A. They all have densities less than the density of water.
B. They all have densities greater than the density of water.
C. They must have the same volume, even if their masses are different.
D. They must have the same mass, even if their volumes are different.
The correct answer and explanation is:
The correct answer is A. They all have densities less than the density of water.
Explanation:
For an object to float on water, its density must be less than that of water. The principle governing this is Archimedes’ principle, which states that an object submerged in a fluid experiences an upward buoyant force equal to the weight of the fluid displaced. For an object to float, the buoyant force must be equal to the weight of the object. This happens when the object’s density is less than that of the fluid it is placed in (in this case, water).
Water has a density of about 1 g/cm³ at 4°C. If an object is floating on top of the water, it means it is displacing a volume of water equal to its weight. For this to occur, the object’s density must be lower than that of water, as a denser object would sink due to the inability of the buoyant force to overcome its weight.
On the other hand, if an object has a density greater than water’s, it will sink.
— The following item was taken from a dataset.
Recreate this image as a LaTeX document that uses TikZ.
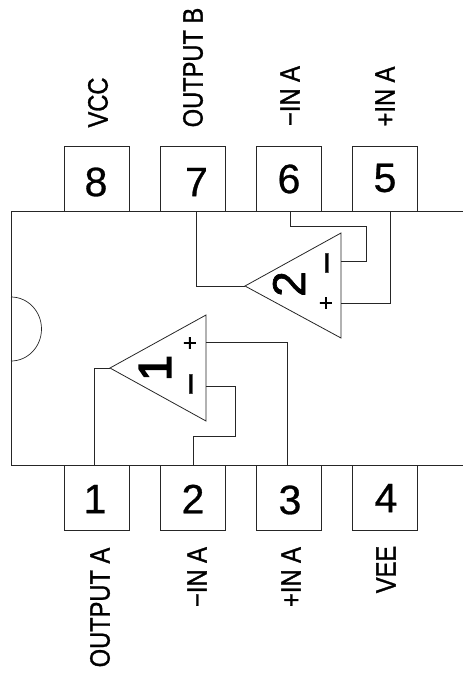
\documentclass[tikz,border=0pt]{standalone}
\usepackage{fontspec}
\setmainfont{Liberation Sans}
\newfontfamily\labelfont[FakeBold=1.2]{Liberation Sans}
\newfontfamily\numfont[FakeBold=0.7]{Liberation Sans}
\newfontfamily\ampfont[FakeBold=1.5]{Liberation Sans}
\newfontfamily\onefont[FakeBold=3.5]{Liberation Sans}
\tikzset{
  x=1pt,y=-1pt,
  wire/.style={line width=0.8pt,black!85},
  pinbox/.style={draw,line width=0.8pt,black!85,minimum size=65pt,inner sep=0pt,outer sep=0pt},
  pinnum/.style={inner sep=0pt,font=\numfont\fontsize{41}{41}\selectfont},
  pinlabel/.style={inner sep=0pt,rotate=90,font=\labelfont\fontsize{28}{28}\selectfont},
  ampnum/.style={inner sep=0pt,rotate=90,font=\ampfont\fontsize{46}{46}\selectfont},
  ampone/.style={inner sep=0pt,rotate=90,font=\onefont\fontsize{46}{46}\selectfont},
  plussign/.style={inner sep=0pt,rotate=90,font=\numfont\fontsize{24}{24}\selectfont},
  minussign/.style={inner sep=0pt,rotate=90,font=\numfont\fontsize{40}{40}\selectfont},
}
\newcommand{\cond}[1]{\scalebox{0.845}[1]{#1}}
\begin{document}
\begin{tikzpicture}
\useasboundingbox (0,0) rectangle (463,675);
% package outline
\draw[wire] (463,211) -- (11,211) -- (11,465) -- (463,465);
\draw[wire,line width=0.7pt] (11,297) arc[start angle=90,end angle=-90,x radius=30.5pt,y radius=32pt];
% pins
\foreach \n/\cx/\cy in {8/97/178.5,7/193/178.5,6/289/178.5,5/385/178.5,1/97/497.5,2/193/497.5,3/289/497.5,4/385/497.5}
  \node[pinbox] (p\n) at (\cx,\cy) {};
\node[pinnum] (n8) at (96,182) {8};
\node[pinnum] (n7) at (196.5,182) {7};
\node[pinnum] (n6) at (289,179) {6};
\node[pinnum] (n5) at (385,178) {5};
\node[pinnum] (n1) at (95,499) {1};
\node[pinnum] (n2) at (193,499) {2};
\node[pinnum] (n3) at (290,500) {3};
\node[pinnum] (n4) at (386,498) {4};
% labels
\node[pinlabel] (l8) at (98,102.5) {\cond{VCC}};
\node[pinlabel] (l7) at (193,67.5) {\cond{OUTPUT B}};
\node[pinlabel] (l6) at (290,96) {\cond{−IN A}};
\node[pinlabel] (l5) at (385,96.5) {\cond{+IN A}};
\node[pinlabel] (l1) at (100,607.5) {\cond{OUTPUT A}};
\node[pinlabel] (l2) at (197,577) {\cond{−IN A}};
\node[pinlabel] (l3) at (291,577) {\cond{+IN A}};
\node[pinlabel] (l4) at (386,569.5) {\cond{VEE}};
% op amps
\coordinate (b) at (341,233); \coordinate (b2) at (341,338); \coordinate (o2) at (245,286);
\coordinate (a) at (206,315); \coordinate (a2) at (206,421); \coordinate (o1) at (110,368);
\draw[wire] (o2) -- (b) -- (b2) -- cycle;
\draw[wire] (o1) -- (a) -- (a2) -- cycle;
\node[ampnum] (amp2) at (289,284) {2};
\node[ampone] (amp1) at (155,368) {1};
\node[plussign] (ap2) at (327,303) {+};
\node[minussign] (am2) at (333,263) {−};
\node[plussign] (ap1) at (191,343) {+};
\node[minussign] (am1) at (197,384) {−};
% ports
\coordinate (i2m) at (341,261); \coordinate (i2p) at (341,303);
\coordinate (i1p) at (206,342.5); \coordinate (i1m) at (206,386);
\coordinate (s7) at (196,211); \coordinate (s6) at (290.5,211); \coordinate (s5) at (390.5,211);
\coordinate (s1) at (94.5,465); \coordinate (s2) at (193.5,465); \coordinate (s3) at (287.5,465);
% connectors
\draw[wire] (s7) |- (o2);
\draw[wire] (s6) -- ++(0,15) -| (366.5,261) -- (i2m);
\draw[wire] (s5) |- (i2p);
\draw[wire] (s1) |- (o1);
\draw[wire] (s2) -- ++(0,-28.5) -| (235,386) -- (i1m);
\draw[wire] (s3) |- (i1p);
\end{tikzpicture}
\end{document}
Objects that float are generally less dense than the fluid they are in, which explains why materials like wood, ice, and certain plastics float on water.
Options B, C, and D are incorrect for the following reasons:
- Option B: If the objects had densities greater than that of water, they would not float.
- Option C: The objects do not need to have the same volume to float; they can have different volumes as long as their densities are less than that of water.
- Option D: The objects do not need to have the same mass to float; they can have different masses but must have densities less than water to float.